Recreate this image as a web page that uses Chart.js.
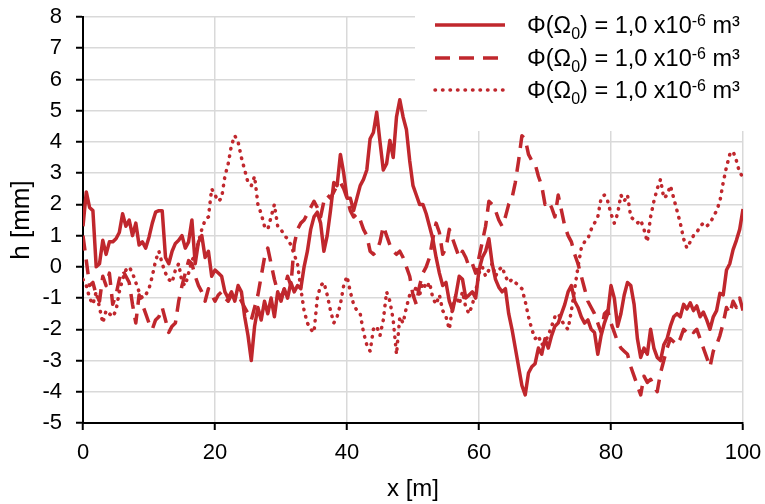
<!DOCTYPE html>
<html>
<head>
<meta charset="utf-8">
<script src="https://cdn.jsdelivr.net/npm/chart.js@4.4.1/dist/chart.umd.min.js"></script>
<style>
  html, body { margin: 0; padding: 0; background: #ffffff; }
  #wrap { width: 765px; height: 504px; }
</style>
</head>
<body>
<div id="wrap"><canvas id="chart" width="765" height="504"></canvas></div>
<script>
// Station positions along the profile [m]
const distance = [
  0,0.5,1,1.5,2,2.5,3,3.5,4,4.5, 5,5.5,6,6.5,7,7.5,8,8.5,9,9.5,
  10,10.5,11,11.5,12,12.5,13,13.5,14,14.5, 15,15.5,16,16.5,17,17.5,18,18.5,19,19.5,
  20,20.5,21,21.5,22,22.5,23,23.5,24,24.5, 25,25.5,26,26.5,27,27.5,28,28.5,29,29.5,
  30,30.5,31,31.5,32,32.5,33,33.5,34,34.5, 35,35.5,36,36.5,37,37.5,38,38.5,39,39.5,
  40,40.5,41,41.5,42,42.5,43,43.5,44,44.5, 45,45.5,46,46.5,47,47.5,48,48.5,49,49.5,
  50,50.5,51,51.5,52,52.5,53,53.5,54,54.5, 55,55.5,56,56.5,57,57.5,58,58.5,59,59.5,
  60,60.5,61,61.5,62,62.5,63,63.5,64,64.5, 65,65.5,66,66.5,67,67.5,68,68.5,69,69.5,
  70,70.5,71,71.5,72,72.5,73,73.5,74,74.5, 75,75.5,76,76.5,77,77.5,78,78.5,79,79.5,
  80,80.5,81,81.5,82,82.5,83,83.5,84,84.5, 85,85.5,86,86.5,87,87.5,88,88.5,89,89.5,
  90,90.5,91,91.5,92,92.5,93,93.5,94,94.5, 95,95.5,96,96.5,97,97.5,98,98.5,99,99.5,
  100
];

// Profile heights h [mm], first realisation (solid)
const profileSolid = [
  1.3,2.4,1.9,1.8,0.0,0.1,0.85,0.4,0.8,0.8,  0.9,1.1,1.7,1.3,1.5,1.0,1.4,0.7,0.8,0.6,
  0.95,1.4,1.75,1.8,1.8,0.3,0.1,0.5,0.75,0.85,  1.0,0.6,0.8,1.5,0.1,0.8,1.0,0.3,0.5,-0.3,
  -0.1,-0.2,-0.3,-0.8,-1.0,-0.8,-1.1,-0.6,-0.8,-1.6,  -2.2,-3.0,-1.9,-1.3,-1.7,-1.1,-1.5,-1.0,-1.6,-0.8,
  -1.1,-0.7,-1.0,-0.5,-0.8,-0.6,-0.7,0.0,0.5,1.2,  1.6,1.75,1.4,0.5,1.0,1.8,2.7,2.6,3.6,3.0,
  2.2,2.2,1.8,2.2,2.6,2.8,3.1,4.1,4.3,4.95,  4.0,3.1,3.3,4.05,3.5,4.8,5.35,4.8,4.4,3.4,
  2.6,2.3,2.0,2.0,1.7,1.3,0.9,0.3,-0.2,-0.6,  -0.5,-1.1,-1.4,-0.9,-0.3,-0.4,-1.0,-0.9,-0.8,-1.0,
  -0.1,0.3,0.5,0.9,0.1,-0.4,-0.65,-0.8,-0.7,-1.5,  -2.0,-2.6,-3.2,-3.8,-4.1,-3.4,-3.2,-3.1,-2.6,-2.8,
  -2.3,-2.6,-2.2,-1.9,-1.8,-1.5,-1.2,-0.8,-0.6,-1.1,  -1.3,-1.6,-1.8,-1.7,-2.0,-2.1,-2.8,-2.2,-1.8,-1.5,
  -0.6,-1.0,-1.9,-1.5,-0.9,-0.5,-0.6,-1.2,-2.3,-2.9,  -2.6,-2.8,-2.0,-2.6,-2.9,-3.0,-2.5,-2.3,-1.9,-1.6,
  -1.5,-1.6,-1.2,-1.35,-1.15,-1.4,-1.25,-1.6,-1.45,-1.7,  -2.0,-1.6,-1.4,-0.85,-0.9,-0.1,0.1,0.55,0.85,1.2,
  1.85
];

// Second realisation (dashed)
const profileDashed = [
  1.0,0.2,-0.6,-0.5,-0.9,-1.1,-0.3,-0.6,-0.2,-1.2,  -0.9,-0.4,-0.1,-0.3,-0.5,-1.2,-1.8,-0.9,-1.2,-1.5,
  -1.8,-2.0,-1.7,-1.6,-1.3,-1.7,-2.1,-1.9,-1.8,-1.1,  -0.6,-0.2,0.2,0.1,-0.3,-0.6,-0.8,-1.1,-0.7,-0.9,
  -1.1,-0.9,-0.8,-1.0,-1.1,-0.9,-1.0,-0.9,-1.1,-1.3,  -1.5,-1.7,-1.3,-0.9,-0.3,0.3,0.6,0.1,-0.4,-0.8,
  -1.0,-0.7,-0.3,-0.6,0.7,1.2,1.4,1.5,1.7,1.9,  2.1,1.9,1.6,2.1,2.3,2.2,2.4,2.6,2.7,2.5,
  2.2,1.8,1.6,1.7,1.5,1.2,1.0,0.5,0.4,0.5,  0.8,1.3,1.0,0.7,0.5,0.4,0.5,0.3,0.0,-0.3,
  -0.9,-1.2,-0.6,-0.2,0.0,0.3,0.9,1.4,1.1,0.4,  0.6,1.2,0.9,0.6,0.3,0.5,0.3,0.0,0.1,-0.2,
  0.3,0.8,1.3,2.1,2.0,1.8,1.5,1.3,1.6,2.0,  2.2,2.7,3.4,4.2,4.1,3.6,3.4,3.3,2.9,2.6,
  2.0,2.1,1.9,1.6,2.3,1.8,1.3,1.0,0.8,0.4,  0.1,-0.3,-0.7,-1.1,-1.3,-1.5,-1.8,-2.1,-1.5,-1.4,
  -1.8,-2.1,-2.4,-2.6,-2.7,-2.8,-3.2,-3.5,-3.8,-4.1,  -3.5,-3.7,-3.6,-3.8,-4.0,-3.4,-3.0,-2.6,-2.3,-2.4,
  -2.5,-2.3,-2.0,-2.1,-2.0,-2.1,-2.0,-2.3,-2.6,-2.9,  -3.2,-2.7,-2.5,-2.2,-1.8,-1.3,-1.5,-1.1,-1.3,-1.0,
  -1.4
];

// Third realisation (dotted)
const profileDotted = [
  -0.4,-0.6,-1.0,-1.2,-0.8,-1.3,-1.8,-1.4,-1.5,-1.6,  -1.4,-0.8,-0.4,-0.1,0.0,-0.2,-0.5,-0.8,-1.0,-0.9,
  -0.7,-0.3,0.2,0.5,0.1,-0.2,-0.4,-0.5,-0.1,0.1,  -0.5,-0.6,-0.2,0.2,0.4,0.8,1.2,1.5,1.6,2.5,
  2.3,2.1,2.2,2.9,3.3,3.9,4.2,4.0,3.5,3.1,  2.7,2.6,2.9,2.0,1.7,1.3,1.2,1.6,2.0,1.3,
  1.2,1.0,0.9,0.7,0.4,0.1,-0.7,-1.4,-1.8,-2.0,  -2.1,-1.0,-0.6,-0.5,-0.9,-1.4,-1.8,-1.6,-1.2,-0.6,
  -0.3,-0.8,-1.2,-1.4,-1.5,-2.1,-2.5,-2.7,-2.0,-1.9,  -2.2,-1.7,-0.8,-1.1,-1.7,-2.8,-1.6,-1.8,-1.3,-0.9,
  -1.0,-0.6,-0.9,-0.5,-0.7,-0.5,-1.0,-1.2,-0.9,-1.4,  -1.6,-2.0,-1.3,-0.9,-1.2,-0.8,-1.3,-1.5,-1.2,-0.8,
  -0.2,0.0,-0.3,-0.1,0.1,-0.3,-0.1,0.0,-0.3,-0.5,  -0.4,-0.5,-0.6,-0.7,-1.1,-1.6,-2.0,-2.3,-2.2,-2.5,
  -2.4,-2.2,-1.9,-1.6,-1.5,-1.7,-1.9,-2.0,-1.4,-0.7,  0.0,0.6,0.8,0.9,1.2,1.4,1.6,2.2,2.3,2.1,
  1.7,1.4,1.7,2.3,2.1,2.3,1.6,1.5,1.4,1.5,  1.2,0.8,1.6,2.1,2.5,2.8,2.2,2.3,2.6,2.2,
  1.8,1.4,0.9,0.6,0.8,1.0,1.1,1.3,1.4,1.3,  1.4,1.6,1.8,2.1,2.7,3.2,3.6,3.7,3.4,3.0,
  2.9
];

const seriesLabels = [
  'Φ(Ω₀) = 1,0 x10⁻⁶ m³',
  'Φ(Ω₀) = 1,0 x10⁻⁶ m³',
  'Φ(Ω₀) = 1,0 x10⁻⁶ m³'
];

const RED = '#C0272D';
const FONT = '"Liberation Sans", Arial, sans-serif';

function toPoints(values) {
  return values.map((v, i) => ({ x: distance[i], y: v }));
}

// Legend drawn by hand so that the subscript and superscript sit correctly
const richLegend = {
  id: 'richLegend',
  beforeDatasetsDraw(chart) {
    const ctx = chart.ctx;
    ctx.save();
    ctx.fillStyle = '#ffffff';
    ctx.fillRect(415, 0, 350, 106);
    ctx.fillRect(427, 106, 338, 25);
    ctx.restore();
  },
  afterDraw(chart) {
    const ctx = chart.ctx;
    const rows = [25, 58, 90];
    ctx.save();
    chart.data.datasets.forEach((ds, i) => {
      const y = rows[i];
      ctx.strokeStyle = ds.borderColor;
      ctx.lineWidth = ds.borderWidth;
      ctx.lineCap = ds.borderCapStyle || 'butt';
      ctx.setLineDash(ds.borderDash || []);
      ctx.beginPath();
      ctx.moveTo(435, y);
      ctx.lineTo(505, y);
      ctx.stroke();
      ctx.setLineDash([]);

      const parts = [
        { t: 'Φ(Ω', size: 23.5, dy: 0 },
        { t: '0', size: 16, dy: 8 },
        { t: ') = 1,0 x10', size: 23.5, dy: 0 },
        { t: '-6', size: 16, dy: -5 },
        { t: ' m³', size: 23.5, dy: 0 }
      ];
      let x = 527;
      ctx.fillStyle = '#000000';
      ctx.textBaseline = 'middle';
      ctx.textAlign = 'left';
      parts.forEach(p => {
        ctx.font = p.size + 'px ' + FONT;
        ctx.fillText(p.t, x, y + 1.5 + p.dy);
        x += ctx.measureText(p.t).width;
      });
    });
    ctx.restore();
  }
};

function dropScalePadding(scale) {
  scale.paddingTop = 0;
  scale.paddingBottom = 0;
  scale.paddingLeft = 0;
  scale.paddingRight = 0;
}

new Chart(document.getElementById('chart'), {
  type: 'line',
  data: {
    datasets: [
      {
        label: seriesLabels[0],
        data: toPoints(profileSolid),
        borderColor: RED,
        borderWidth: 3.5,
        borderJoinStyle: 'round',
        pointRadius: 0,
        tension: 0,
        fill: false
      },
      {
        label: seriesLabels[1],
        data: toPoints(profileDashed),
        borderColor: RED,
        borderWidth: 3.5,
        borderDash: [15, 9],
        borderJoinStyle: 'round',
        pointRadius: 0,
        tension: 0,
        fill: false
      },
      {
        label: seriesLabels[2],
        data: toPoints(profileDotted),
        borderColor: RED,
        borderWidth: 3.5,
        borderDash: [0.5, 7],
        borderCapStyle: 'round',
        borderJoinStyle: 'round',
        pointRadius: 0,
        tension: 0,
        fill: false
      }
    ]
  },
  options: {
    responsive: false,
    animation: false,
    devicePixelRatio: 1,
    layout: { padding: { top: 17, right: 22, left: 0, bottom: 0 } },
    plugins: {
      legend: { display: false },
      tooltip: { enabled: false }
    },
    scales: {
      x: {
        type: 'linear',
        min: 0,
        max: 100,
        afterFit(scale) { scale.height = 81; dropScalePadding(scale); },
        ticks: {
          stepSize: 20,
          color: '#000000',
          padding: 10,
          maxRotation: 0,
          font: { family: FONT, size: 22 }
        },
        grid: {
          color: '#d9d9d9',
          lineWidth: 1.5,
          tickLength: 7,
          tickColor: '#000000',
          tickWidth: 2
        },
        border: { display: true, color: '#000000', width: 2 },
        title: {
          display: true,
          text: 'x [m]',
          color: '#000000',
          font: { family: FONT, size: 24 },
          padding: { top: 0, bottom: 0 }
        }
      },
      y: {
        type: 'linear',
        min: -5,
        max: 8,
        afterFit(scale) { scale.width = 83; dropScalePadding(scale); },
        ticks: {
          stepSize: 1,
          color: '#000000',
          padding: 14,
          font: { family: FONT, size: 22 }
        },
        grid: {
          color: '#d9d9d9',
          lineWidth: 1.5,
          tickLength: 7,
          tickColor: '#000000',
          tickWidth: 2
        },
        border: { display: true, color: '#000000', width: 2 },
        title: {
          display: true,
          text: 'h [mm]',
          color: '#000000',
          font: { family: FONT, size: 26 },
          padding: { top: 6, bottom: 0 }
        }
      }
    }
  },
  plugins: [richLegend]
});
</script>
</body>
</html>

★ ★ ★ ★ ★ ★ ★

* **PROBLEM STATEMENT**
Identify lines with the string "that". Copy each one.

* **WRITTEN REPLY**
Recreate this image as a web page that uses Chart.js.
// Legend drawn by hand so that the subscript and superscript sit correctly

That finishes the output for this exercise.